• Requirement: Copy the data that follows, character for character, minus the pictures.

= = = =

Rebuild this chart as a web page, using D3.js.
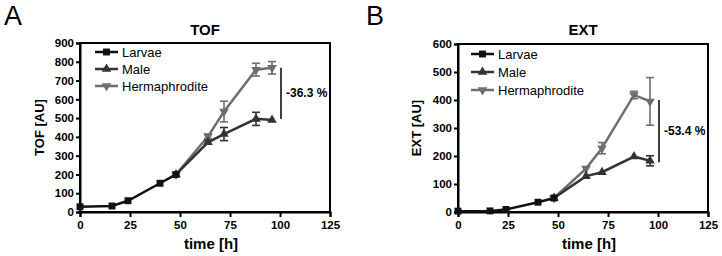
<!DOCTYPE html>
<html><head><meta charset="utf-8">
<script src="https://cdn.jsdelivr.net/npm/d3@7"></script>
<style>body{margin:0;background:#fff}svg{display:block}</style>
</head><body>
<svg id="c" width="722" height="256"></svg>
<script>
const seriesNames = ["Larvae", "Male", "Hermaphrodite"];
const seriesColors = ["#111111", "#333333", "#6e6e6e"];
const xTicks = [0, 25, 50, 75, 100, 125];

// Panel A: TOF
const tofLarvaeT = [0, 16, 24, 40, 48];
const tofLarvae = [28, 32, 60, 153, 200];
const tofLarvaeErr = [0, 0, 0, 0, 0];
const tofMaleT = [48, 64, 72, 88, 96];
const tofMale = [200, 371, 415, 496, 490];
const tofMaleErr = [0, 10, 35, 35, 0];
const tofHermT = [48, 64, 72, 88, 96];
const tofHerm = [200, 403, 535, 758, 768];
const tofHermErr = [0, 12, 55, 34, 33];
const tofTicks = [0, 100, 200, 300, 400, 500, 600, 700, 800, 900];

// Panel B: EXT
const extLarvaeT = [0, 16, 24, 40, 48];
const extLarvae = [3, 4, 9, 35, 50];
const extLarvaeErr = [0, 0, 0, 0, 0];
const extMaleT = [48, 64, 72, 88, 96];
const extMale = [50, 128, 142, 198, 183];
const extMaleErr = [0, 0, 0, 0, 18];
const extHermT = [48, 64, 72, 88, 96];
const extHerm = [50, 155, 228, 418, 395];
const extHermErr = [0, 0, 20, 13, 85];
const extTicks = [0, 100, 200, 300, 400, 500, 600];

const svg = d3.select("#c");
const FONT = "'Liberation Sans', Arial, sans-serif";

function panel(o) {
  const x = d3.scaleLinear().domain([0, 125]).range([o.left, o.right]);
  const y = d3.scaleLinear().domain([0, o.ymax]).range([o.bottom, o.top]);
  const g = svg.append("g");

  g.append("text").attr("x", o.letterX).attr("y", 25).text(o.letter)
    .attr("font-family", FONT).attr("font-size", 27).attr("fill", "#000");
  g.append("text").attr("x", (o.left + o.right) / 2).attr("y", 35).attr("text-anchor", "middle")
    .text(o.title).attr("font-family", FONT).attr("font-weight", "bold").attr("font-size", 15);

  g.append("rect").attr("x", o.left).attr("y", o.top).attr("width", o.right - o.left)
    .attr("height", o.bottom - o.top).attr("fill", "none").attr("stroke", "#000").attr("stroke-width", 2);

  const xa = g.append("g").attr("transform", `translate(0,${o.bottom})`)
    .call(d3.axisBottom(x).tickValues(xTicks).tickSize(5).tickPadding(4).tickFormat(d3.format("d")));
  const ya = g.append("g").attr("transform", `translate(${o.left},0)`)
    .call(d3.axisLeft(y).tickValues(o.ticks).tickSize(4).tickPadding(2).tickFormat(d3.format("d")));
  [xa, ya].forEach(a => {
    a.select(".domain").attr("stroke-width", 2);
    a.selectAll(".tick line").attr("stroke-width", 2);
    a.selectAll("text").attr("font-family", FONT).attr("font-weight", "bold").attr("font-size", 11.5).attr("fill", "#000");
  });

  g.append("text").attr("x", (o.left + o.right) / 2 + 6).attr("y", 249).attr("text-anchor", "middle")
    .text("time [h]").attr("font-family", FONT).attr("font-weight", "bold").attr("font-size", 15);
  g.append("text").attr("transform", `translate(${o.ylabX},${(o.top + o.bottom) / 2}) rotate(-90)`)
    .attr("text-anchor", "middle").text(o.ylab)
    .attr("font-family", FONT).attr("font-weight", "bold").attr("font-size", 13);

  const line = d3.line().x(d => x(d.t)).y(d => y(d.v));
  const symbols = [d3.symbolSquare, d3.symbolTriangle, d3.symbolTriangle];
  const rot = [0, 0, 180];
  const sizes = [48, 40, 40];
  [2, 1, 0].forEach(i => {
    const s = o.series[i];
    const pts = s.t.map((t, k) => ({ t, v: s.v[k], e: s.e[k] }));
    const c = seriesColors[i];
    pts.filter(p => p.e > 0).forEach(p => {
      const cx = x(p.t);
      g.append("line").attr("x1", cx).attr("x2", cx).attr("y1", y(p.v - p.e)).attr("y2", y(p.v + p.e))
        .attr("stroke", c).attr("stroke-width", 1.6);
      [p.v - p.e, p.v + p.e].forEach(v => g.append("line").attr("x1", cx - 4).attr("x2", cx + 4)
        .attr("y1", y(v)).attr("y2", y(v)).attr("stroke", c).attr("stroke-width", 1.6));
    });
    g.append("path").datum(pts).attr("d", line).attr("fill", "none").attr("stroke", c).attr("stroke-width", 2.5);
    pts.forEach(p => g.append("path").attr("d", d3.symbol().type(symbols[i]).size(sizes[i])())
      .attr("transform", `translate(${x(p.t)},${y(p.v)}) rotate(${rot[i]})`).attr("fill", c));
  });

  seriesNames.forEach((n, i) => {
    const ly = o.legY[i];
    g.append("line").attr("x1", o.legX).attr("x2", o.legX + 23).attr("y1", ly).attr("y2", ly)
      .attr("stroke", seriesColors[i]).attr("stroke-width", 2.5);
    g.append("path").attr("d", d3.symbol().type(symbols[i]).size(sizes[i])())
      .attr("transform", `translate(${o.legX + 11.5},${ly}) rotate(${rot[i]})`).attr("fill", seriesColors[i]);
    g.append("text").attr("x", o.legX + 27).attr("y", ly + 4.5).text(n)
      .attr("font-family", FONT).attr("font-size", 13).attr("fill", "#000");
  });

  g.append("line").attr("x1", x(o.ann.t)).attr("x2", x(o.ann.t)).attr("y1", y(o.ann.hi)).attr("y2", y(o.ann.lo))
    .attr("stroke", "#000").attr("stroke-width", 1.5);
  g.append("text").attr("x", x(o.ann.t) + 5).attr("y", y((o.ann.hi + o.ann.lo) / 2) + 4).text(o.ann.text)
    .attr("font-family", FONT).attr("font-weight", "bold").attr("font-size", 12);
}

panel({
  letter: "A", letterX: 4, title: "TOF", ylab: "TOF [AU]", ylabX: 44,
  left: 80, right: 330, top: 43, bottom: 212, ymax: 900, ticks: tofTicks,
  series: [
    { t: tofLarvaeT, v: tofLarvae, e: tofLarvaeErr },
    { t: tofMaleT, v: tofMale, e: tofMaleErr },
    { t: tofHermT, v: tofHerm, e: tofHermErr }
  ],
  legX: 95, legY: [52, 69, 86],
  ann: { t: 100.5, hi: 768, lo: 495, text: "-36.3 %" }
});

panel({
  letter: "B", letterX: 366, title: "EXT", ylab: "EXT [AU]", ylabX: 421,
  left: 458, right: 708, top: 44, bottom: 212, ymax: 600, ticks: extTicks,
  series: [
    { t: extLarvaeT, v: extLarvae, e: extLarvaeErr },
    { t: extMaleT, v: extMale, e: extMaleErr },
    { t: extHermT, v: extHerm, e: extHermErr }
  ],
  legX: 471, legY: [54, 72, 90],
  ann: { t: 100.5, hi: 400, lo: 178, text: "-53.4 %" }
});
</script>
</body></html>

= = = =

• Problem solution:
Rebuild this chart as a web page, using D3.js.
<!DOCTYPE html>
<html><head><meta charset="utf-8">
<script src="https://cdn.jsdelivr.net/npm/d3@7"></script>
<style>body{margin:0;background:#fff}svg{display:block}</style>
</head><body>
<svg id="c" width="722" height="256"></svg>
<script>
const seriesNames = ["Larvae", "Male", "Hermaphrodite"];
const seriesColors = ["#111111", "#333333", "#6e6e6e"];
const xTicks = [0, 25, 50, 75, 100, 125];

// Panel A: TOF
const tofLarvaeT = [0, 16, 24, 40, 48];
const tofLarvae = [28, 32, 60, 153, 200];
const tofLarvaeErr = [0, 0, 0, 0, 0];
const tofMaleT = [48, 64, 72, 88, 96];
const tofMale = [200, 371, 415, 496, 490];
const tofMaleErr = [0, 10, 35, 35, 0];
const tofHermT = [48, 64, 72, 88, 96];
const tofHerm = [200, 403, 535, 758, 768];
const tofHermErr = [0, 12, 55, 34, 33];
const tofTicks = [0, 100, 200, 300, 400, 500, 600, 700, 800, 900];

// Panel B: EXT
const extLarvaeT = [0, 16, 24, 40, 48];
const extLarvae = [3, 4, 9, 35, 50];
const extLarvaeErr = [0, 0, 0, 0, 0];
const extMaleT = [48, 64, 72, 88, 96];
const extMale = [50, 128, 142, 198, 183];
const extMaleErr = [0, 0, 0, 0, 18];
const extHermT = [48, 64, 72, 88, 96];
const extHerm = [50, 155, 228, 418, 395];
const extHermErr = [0, 0, 20, 13, 85];
const extTicks = [0, 100, 200, 300, 400, 500, 600];

const svg = d3.select("#c");
const FONT = "'Liberation Sans', Arial, sans-serif";

function panel(o) {
  const x = d3.scaleLinear().domain([0, 125]).range([o.left, o.right]);
  const y = d3.scaleLinear().domain([0, o.ymax]).range([o.bottom, o.top]);
  const g = svg.append("g");

  g.append("text").attr("x", o.letterX).attr("y", 25).text(o.letter)
    .attr("font-family", FONT).attr("font-size", 27).attr("fill", "#000");
  g.append("text").attr("x", (o.left + o.right) / 2).attr("y", 35).attr("text-anchor", "middle")
    .text(o.title).attr("font-family", FONT).attr("font-weight", "bold").attr("font-size", 15);

  g.append("rect").attr("x", o.left).attr("y", o.top).attr("width", o.right - o.left)
    .attr("height", o.bottom - o.top).attr("fill", "none").attr("stroke", "#000").attr("stroke-width", 2);

  const xa = g.append("g").attr("transform", `translate(0,${o.bottom})`)
    .call(d3.axisBottom(x).tickValues(xTicks).tickSize(5).tickPadding(4).tickFormat(d3.format("d")));
  const ya = g.append("g").attr("transform", `translate(${o.left},0)`)
    .call(d3.axisLeft(y).tickValues(o.ticks).tickSize(4).tickPadding(2).tickFormat(d3.format("d")));
  [xa, ya].forEach(a => {
    a.select(".domain").attr("stroke-width", 2);
    a.selectAll(".tick line").attr("stroke-width", 2);
    a.selectAll("text").attr("font-family", FONT).attr("font-weight", "bold").attr("font-size", 11.5).attr("fill", "#000");
  });

  g.append("text").attr("x", (o.left + o.right) / 2 + 6).attr("y", 249).attr("text-anchor", "middle")
    .text("time [h]").attr("font-family", FONT).attr("font-weight", "bold").attr("font-size", 15);
  g.append("text").attr("transform", `translate(${o.ylabX},${(o.top + o.bottom) / 2}) rotate(-90)`)
    .attr("text-anchor", "middle").text(o.ylab)
    .attr("font-family", FONT).attr("font-weight", "bold").attr("font-size", 13);

  const line = d3.line().x(d => x(d.t)).y(d => y(d.v));
  const symbols = [d3.symbolSquare, d3.symbolTriangle, d3.symbolTriangle];
  const rot = [0, 0, 180];
  const sizes = [48, 40, 40];
  [2, 1, 0].forEach(i => {
    const s = o.series[i];
    const pts = s.t.map((t, k) => ({ t, v: s.v[k], e: s.e[k] }));
    const c = seriesColors[i];
    pts.filter(p => p.e > 0).forEach(p => {
      const cx = x(p.t);
      g.append("line").attr("x1", cx).attr("x2", cx).attr("y1", y(p.v - p.e)).attr("y2", y(p.v + p.e))
        .attr("stroke", c).attr("stroke-width", 1.6);
      [p.v - p.e, p.v + p.e].forEach(v => g.append("line").attr("x1", cx - 4).attr("x2", cx + 4)
        .attr("y1", y(v)).attr("y2", y(v)).attr("stroke", c).attr("stroke-width", 1.6));
    });
    g.append("path").datum(pts).attr("d", line).attr("fill", "none").attr("stroke", c).attr("stroke-width", 2.5);
    pts.forEach(p => g.append("path").attr("d", d3.symbol().type(symbols[i]).size(sizes[i])())
      .attr("transform", `translate(${x(p.t)},${y(p.v)}) rotate(${rot[i]})`).attr("fill", c));
  });

  seriesNames.forEach((n, i) => {
    const ly = o.legY[i];
    g.append("line").attr("x1", o.legX).attr("x2", o.legX + 23).attr("y1", ly).attr("y2", ly)
      .attr("stroke", seriesColors[i]).attr("stroke-width", 2.5);
    g.append("path").attr("d", d3.symbol().type(symbols[i]).size(sizes[i])())
      .attr("transform", `translate(${o.legX + 11.5},${ly}) rotate(${rot[i]})`).attr("fill", seriesColors[i]);
    g.append("text").attr("x", o.legX + 27).attr("y", ly + 4.5).text(n)
      .attr("font-family", FONT).attr("font-size", 13).attr("fill", "#000");
  });

  g.append("line").attr("x1", x(o.ann.t)).attr("x2", x(o.ann.t)).attr("y1", y(o.ann.hi)).attr("y2", y(o.ann.lo))
    .attr("stroke", "#000").attr("stroke-width", 1.5);
  g.append("text").attr("x", x(o.ann.t) + 5).attr("y", y((o.ann.hi + o.ann.lo) / 2) + 4).text(o.ann.text)
    .attr("font-family", FONT).attr("font-weight", "bold").attr("font-size", 12);
}

panel({
  letter: "A", letterX: 4, title: "TOF", ylab: "TOF [AU]", ylabX: 44,
  left: 80, right: 330, top: 43, bottom: 212, ymax: 900, ticks: tofTicks,
  series: [
    { t: tofLarvaeT, v: tofLarvae, e: tofLarvaeErr },
    { t: tofMaleT, v: tofMale, e: tofMaleErr },
    { t: tofHermT, v: tofHerm, e: tofHermErr }
  ],
  legX: 95, legY: [52, 69, 86],
  ann: { t: 100.5, hi: 768, lo: 495, text: "-36.3 %" }
});

panel({
  letter: "B", letterX: 366, title: "EXT", ylab: "EXT [AU]", ylabX: 421,
  left: 458, right: 708, top: 44, bottom: 212, ymax: 600, ticks: extTicks,
  series: [
    { t: extLarvaeT, v: extLarvae, e: extLarvaeErr },
    { t: extMaleT, v: extMale, e: extMaleErr },
    { t: extHermT, v: extHerm, e: extHermErr }
  ],
  legX: 471, legY: [54, 72, 90],
  ann: { t: 100.5, hi: 400, lo: 178, text: "-53.4 %" }
});
</script>
</body></html>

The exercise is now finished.